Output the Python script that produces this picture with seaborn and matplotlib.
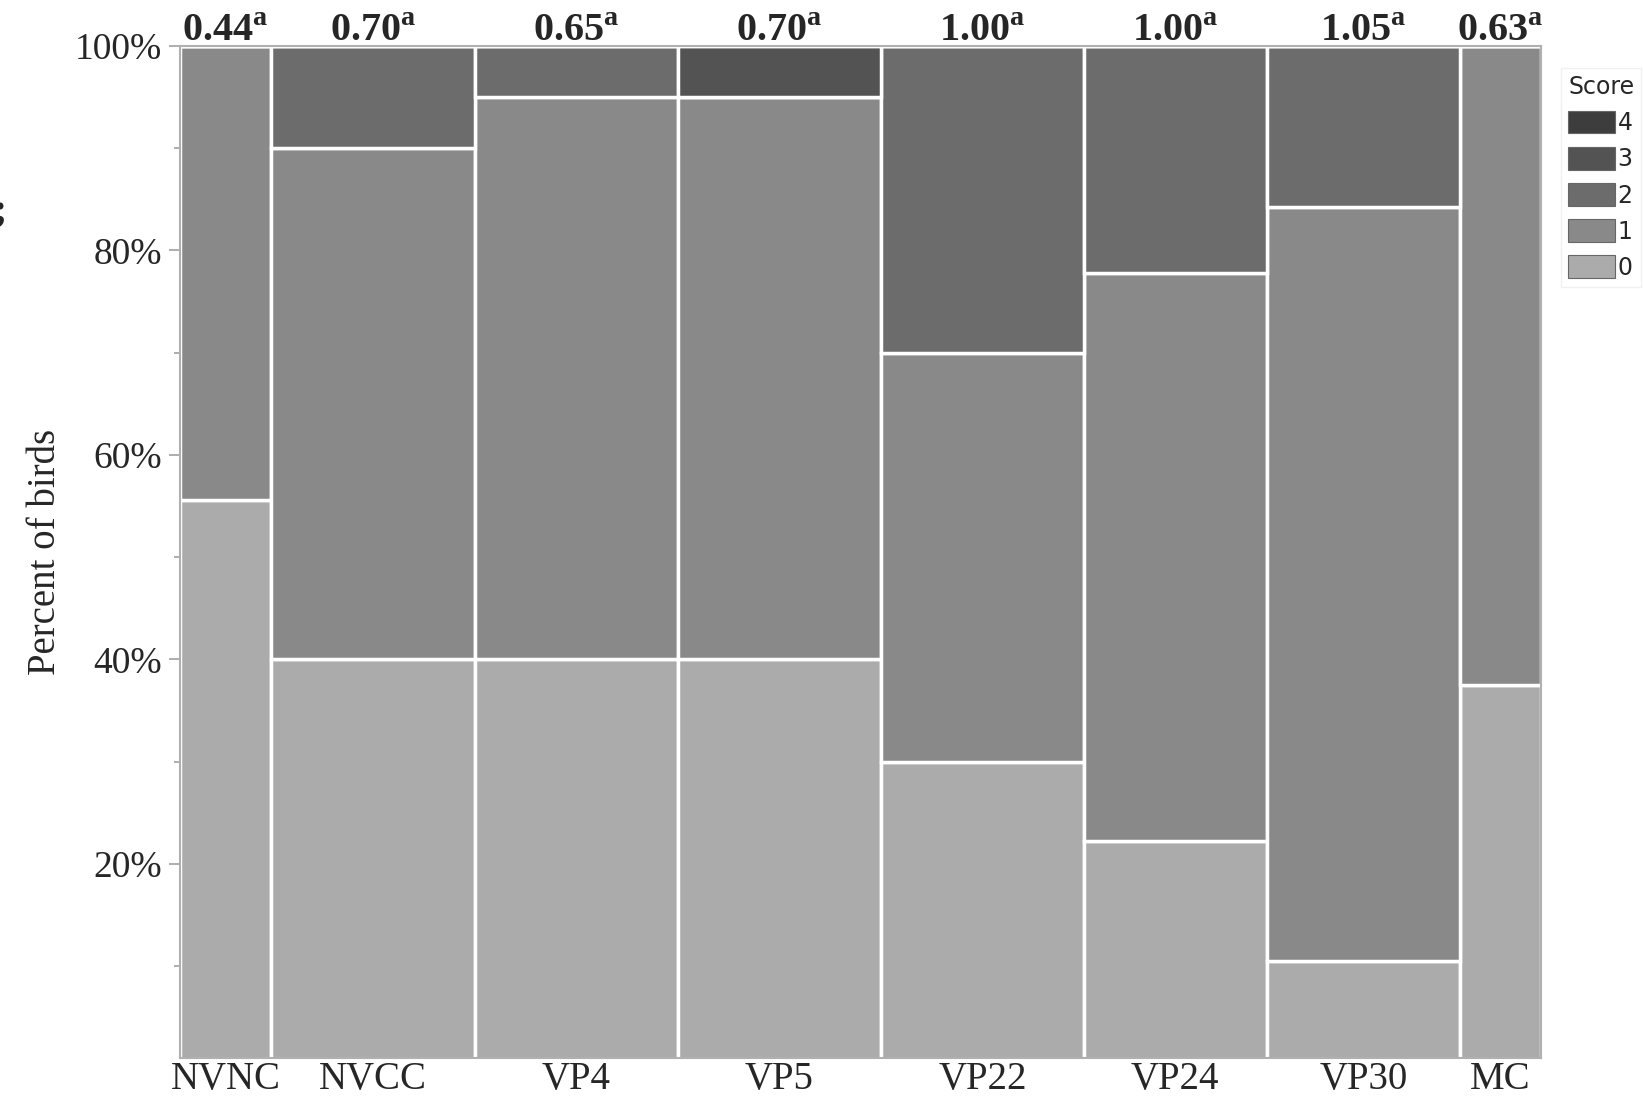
import numpy as np
import pandas as pd
import seaborn as sns
import matplotlib.pyplot as plt
from matplotlib.ticker import PercentFormatter, MultipleLocator
from matplotlib.transforms import blended_transform_factory

groups = ["NVNC", "NVCC", "VP4", "VP5", "VP22", "VP24", "VP30", "MC"]
# number of birds with each score, per group
score_0 = [5, 8, 8, 8, 6, 4, 2, 3]
score_1 = [4, 10, 11, 11, 8, 10, 14, 5]
score_2 = [0, 2, 1, 0, 6, 4, 3, 0]
score_3 = [0, 0, 0, 1, 0, 0, 0, 0]
score_4 = [0, 0, 0, 0, 0, 0, 0, 0]
mean_scores = ["0.44", "0.70", "0.65", "0.70", "1.00", "1.00", "1.05", "0.63"]
letters = ["a", "a", "a", "a", "a", "a", "a", "a"]

score_cols = {"0": score_0, "1": score_1, "2": score_2, "3": score_3, "4": score_4}
totals = np.sum([score_0, score_1, score_2, score_3, score_4], axis=0)
edges = np.concatenate([[0], np.cumsum(totals)]).astype(float)
mids = (edges[:-1] + edges[1:]) / 2

rows = []
for i, g in enumerate(groups):
    for s, vals in score_cols.items():
        rows.append({"group": g, "pos": mids[i], "Score": s, "n": vals[i]})
df = pd.DataFrame(rows)

pal = {"0": "#ababab", "1": "#898989", "2": "#6c6c6c", "3": "#535353", "4": "#3d3d3d"}

sns.set_theme(style="white")
plt.rcParams["font.family"] = ["Liberation Serif", "DejaVu Serif"]
plt.rcParams["mathtext.fontset"] = "custom"
plt.rcParams["mathtext.rm"] = "Liberation Serif"
plt.rcParams["mathtext.bf"] = "Liberation Serif:bold"

fig = plt.figure(figsize=(16.44, 10.99), dpi=100)
ax = fig.add_axes([180 / 1644, 1 - 1058 / 1099, (1541 - 180) / 1644, (1058 - 46) / 1099])

sns.histplot(data=df, x="pos", weights="n", hue="Score", hue_order=["4", "3", "2", "1", "0"],
             multiple="fill", bins=list(edges), palette=pal, edgecolor="white", linewidth=2.5,
             alpha=1, ax=ax)

ax.set_xlim(edges[0], edges[-1])
ax.set_ylim(0.01, 1.0)
ax.set_xticks(mids, groups, fontsize=28)
ax.tick_params(axis="x", length=0, pad=2)
ax.set_yticks([0.2, 0.4, 0.6, 0.8, 1.0])
ax.yaxis.set_major_formatter(PercentFormatter(1.0, decimals=0))
ax.yaxis.set_minor_locator(MultipleLocator(0.1))
ax.tick_params(axis="y", which="major", labelsize=27, length=8, width=1.2, color="#a0a0a0", pad=5, left=True)
ax.tick_params(axis="y", which="minor", length=4.5, width=1.2, color="#a0a0a0", left=True)
ax.set_xlabel("")
ax.set_ylabel("Percent of birds", fontsize=28, labelpad=8)
for sp in ax.spines.values():
    sp.set_color("#b0b0b0")
    sp.set_linewidth(1.5)
    sp.set_zorder(5)

# mean score labels above each column
tr = blended_transform_factory(ax.transData, ax.transAxes)
for m, txt, let in zip(mids, mean_scores, letters):
    ax.text(m, 1.005, r"$\mathbf{" + txt + r"}^{\mathbf{" + let + r"}}$", transform=tr,
            ha="center", va="baseline", fontsize=29)

sns.move_legend(ax, "upper left", bbox_to_anchor=(1.006, 0.99), title="Score",
                frameon=True, fancybox=False, fontsize=17, title_fontsize=17,
                handlelength=2.0, handleheight=1.1, handletextpad=0.1,
                labelspacing=0.5, borderpad=0.3, alignment="left")
leg = ax.get_legend()
leg.get_frame().set_edgecolor("#eeeeee")
for t in leg.get_texts():
    t.set_family("DejaVu Sans")
leg.get_title().set_family("DejaVu Sans")
for p in leg.get_patches():
    p.set_edgecolor("#666666")
    p.set_linewidth(0.8)

fig.text(0.0, 1 - 212 / 1099, ";", ha="center", va="center", fontsize=28, fontweight="bold")

fig.savefig("out.png", dpi=100)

****

- [AIM OF THE TASK]
Leave the pictures out and copy the rest of the data exactly.

- [RESULT]
Output the Python script that produces this picture with seaborn and matplotlib.
import numpy as np
import pandas as pd
import seaborn as sns
import matplotlib.pyplot as plt
from matplotlib.ticker import PercentFormatter, MultipleLocator
from matplotlib.transforms import blended_transform_factory

groups = ["NVNC", "NVCC", "VP4", "VP5", "VP22", "VP24", "VP30", "MC"]
# number of birds with each score, per group
score_0 = [5, 8, 8, 8, 6, 4, 2, 3]
score_1 = [4, 10, 11, 11, 8, 10, 14, 5]
score_2 = [0, 2, 1, 0, 6, 4, 3, 0]
score_3 = [0, 0, 0, 1, 0, 0, 0, 0]
score_4 = [0, 0, 0, 0, 0, 0, 0, 0]
mean_scores = ["0.44", "0.70", "0.65", "0.70", "1.00", "1.00", "1.05", "0.63"]
letters = ["a", "a", "a", "a", "a", "a", "a", "a"]

score_cols = {"0": score_0, "1": score_1, "2": score_2, "3": score_3, "4": score_4}
totals = np.sum([score_0, score_1, score_2, score_3, score_4], axis=0)
edges = np.concatenate([[0], np.cumsum(totals)]).astype(float)
mids = (edges[:-1] + edges[1:]) / 2

rows = []
for i, g in enumerate(groups):
    for s, vals in score_cols.items():
        rows.append({"group": g, "pos": mids[i], "Score": s, "n": vals[i]})
df = pd.DataFrame(rows)

pal = {"0": "#ababab", "1": "#898989", "2": "#6c6c6c", "3": "#535353", "4": "#3d3d3d"}

sns.set_theme(style="white")
plt.rcParams["font.family"] = ["Liberation Serif", "DejaVu Serif"]
plt.rcParams["mathtext.fontset"] = "custom"
plt.rcParams["mathtext.rm"] = "Liberation Serif"
plt.rcParams["mathtext.bf"] = "Liberation Serif:bold"

fig = plt.figure(figsize=(16.44, 10.99), dpi=100)
ax = fig.add_axes([180 / 1644, 1 - 1058 / 1099, (1541 - 180) / 1644, (1058 - 46) / 1099])

sns.histplot(data=df, x="pos", weights="n", hue="Score", hue_order=["4", "3", "2", "1", "0"],
             multiple="fill", bins=list(edges), palette=pal, edgecolor="white", linewidth=2.5,
             alpha=1, ax=ax)

ax.set_xlim(edges[0], edges[-1])
ax.set_ylim(0.01, 1.0)
ax.set_xticks(mids, groups, fontsize=28)
ax.tick_params(axis="x", length=0, pad=2)
ax.set_yticks([0.2, 0.4, 0.6, 0.8, 1.0])
ax.yaxis.set_major_formatter(PercentFormatter(1.0, decimals=0))
ax.yaxis.set_minor_locator(MultipleLocator(0.1))
ax.tick_params(axis="y", which="major", labelsize=27, length=8, width=1.2, color="#a0a0a0", pad=5, left=True)
ax.tick_params(axis="y", which="minor", length=4.5, width=1.2, color="#a0a0a0", left=True)
ax.set_xlabel("")
ax.set_ylabel("Percent of birds", fontsize=28, labelpad=8)
for sp in ax.spines.values():
    sp.set_color("#b0b0b0")
    sp.set_linewidth(1.5)
    sp.set_zorder(5)

# mean score labels above each column
tr = blended_transform_factory(ax.transData, ax.transAxes)
for m, txt, let in zip(mids, mean_scores, letters):
    ax.text(m, 1.005, r"$\mathbf{" + txt + r"}^{\mathbf{" + let + r"}}$", transform=tr,
            ha="center", va="baseline", fontsize=29)

sns.move_legend(ax, "upper left", bbox_to_anchor=(1.006, 0.99), title="Score",
                frameon=True, fancybox=False, fontsize=17, title_fontsize=17,
                handlelength=2.0, handleheight=1.1, handletextpad=0.1,
                labelspacing=0.5, borderpad=0.3, alignment="left")
leg = ax.get_legend()
leg.get_frame().set_edgecolor("#eeeeee")
for t in leg.get_texts():
    t.set_family("DejaVu Sans")
leg.get_title().set_family("DejaVu Sans")
for p in leg.get_patches():
    p.set_edgecolor("#666666")
    p.set_linewidth(0.8)

fig.text(0.0, 1 - 212 / 1099, ";", ha="center", va="center", fontsize=28, fontweight="bold")

fig.savefig("out.png", dpi=100)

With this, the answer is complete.